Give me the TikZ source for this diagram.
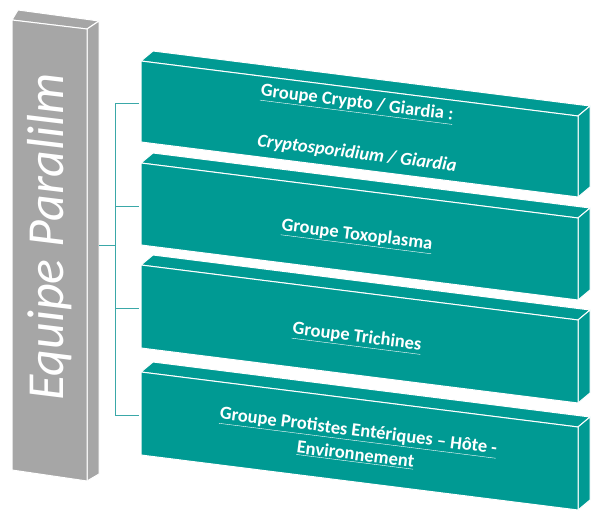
\documentclass[tikz,border=0pt]{standalone}
\usepackage{fontspec}
\setmainfont{Carlito}
\usetikzlibrary{positioning}
\usetikzlibrary{calc}
\definecolor{parateal}{HTML}{009A93}
\definecolor{paragray}{HTML}{A6A6A6}
\definecolor{paraline}{HTML}{3AA8A8}

\begin{document}
\begin{tikzpicture}[x=1pt,y=-1pt,
                grouptext/.style={text=white, font=\fontsize{18.5}{24}\selectfont\bfseries, align=center, rotate=-7.2},
                barface/.style={fill=parateal, draw=white, line width=1pt, line join=round},
                grayface/.style={fill=paragray, draw=white, line width=1pt, line join=round},
                ]
                \useasboundingbox (0,0) rectangle (600,526);
                % team bar
                \draw[grayface] (12,20) -- (18,10) -- (99,21) -- (87,29) -- cycle;
                \draw[grayface] (87,29) -- (99,21) -- (99,474) -- (87,481) -- cycle;
                \draw[grayface] (12,20) -- (87,29) -- (87,481) -- (12,470) -- cycle;
                \node[text=white, rotate=90, font=\fontsize{52}{56}\selectfont\itshape] (team) at (50,237) {Equipe Paralilm};

                % group bars
                \foreach \t/\b [count=\i] in {61/142, 163/245, 265/348, 372/455}{
                    \pgfmathsetmacro{\tr}{\t+55}
                    \pgfmathsetmacro{\br}{\b+55}
                    \draw[barface] (141,\t) -- (153,\t-10) -- (590,\tr-10) -- (578,\tr) -- cycle;
                    \draw[barface] (578,\tr) -- (590,\tr-10) -- (590,\br-10) -- (578,\br) -- cycle;
                    \draw[barface] (141,\t) -- (578,\tr) -- (578,\br) -- (141,\b) -- cycle;
                    \coordinate (G\i) at (139,{(\t+\b)/2+2});
                }

                \node[grouptext] (crypto) at (357,104) {\underline{Groupe Crypto / Giardia :}};
                \node[grouptext] (cryptoit) at (357,154) {\itshape Cryptosporidium / Giardia};
                \node[grouptext] (toxo) at (357,236) {\underline{Groupe Toxoplasma}};
                \node[grouptext] (trich) at (357,338) {\underline{Groupe Trichines}};
                \node[grouptext] (protist) at (357,443) {\underline{Groupe Protistes Entériques – Hôte -}\\\underline{Environnement}};

                % connectors
                \coordinate (spine) at (115,245);
                \draw[paraline, thin] (99,245) -- (spine);
                \draw[paraline, thin] (G1) -- (G1 -| spine) -- (G4 -| spine) -- (G4);
                \draw[paraline, thin] (G2 -| spine) -- (G2);
                \draw[paraline, thin] (G3 -| spine) -- (G3);
            \end{tikzpicture}
\end{document}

^^^^^^^^

• **Instruction**: Pictures in the data above should not be copied; transcribe everything else exactly.

• **Written response**:
Give me the TikZ source for this diagram.
\documentclass[tikz,border=0pt]{standalone}
\usepackage{fontspec}
\setmainfont{Carlito}
\usetikzlibrary{positioning}
\usetikzlibrary{calc}
\definecolor{parateal}{HTML}{009A93}
\definecolor{paragray}{HTML}{A6A6A6}
\definecolor{paraline}{HTML}{3AA8A8}

\begin{document}
\begin{tikzpicture}[x=1pt,y=-1pt,
                grouptext/.style={text=white, font=\fontsize{18.5}{24}\selectfont\bfseries, align=center, rotate=-7.2},
                barface/.style={fill=parateal, draw=white, line width=1pt, line join=round},
                grayface/.style={fill=paragray, draw=white, line width=1pt, line join=round},
                ]
                \useasboundingbox (0,0) rectangle (600,526);
                % team bar
                \draw[grayface] (12,20) -- (18,10) -- (99,21) -- (87,29) -- cycle;
                \draw[grayface] (87,29) -- (99,21) -- (99,474) -- (87,481) -- cycle;
                \draw[grayface] (12,20) -- (87,29) -- (87,481) -- (12,470) -- cycle;
                \node[text=white, rotate=90, font=\fontsize{52}{56}\selectfont\itshape] (team) at (50,237) {Equipe Paralilm};

                % group bars
                \foreach \t/\b [count=\i] in {61/142, 163/245, 265/348, 372/455}{
                    \pgfmathsetmacro{\tr}{\t+55}
                    \pgfmathsetmacro{\br}{\b+55}
                    \draw[barface] (141,\t) -- (153,\t-10) -- (590,\tr-10) -- (578,\tr) -- cycle;
                    \draw[barface] (578,\tr) -- (590,\tr-10) -- (590,\br-10) -- (578,\br) -- cycle;
                    \draw[barface] (141,\t) -- (578,\tr) -- (578,\br) -- (141,\b) -- cycle;
                    \coordinate (G\i) at (139,{(\t+\b)/2+2});
                }

                \node[grouptext] (crypto) at (357,104) {\underline{Groupe Crypto / Giardia :}};
                \node[grouptext] (cryptoit) at (357,154) {\itshape Cryptosporidium / Giardia};
                \node[grouptext] (toxo) at (357,236) {\underline{Groupe Toxoplasma}};
                \node[grouptext] (trich) at (357,338) {\underline{Groupe Trichines}};
                \node[grouptext] (protist) at (357,443) {\underline{Groupe Protistes Entériques – Hôte -}\\\underline{Environnement}};

                % connectors
                \coordinate (spine) at (115,245);
                \draw[paraline, thin] (99,245) -- (spine);
                \draw[paraline, thin] (G1) -- (G1 -| spine) -- (G4 -| spine) -- (G4);
                \draw[paraline, thin] (G2 -| spine) -- (G2);
                \draw[paraline, thin] (G3 -| spine) -- (G3);
            \end{tikzpicture}
\end{document}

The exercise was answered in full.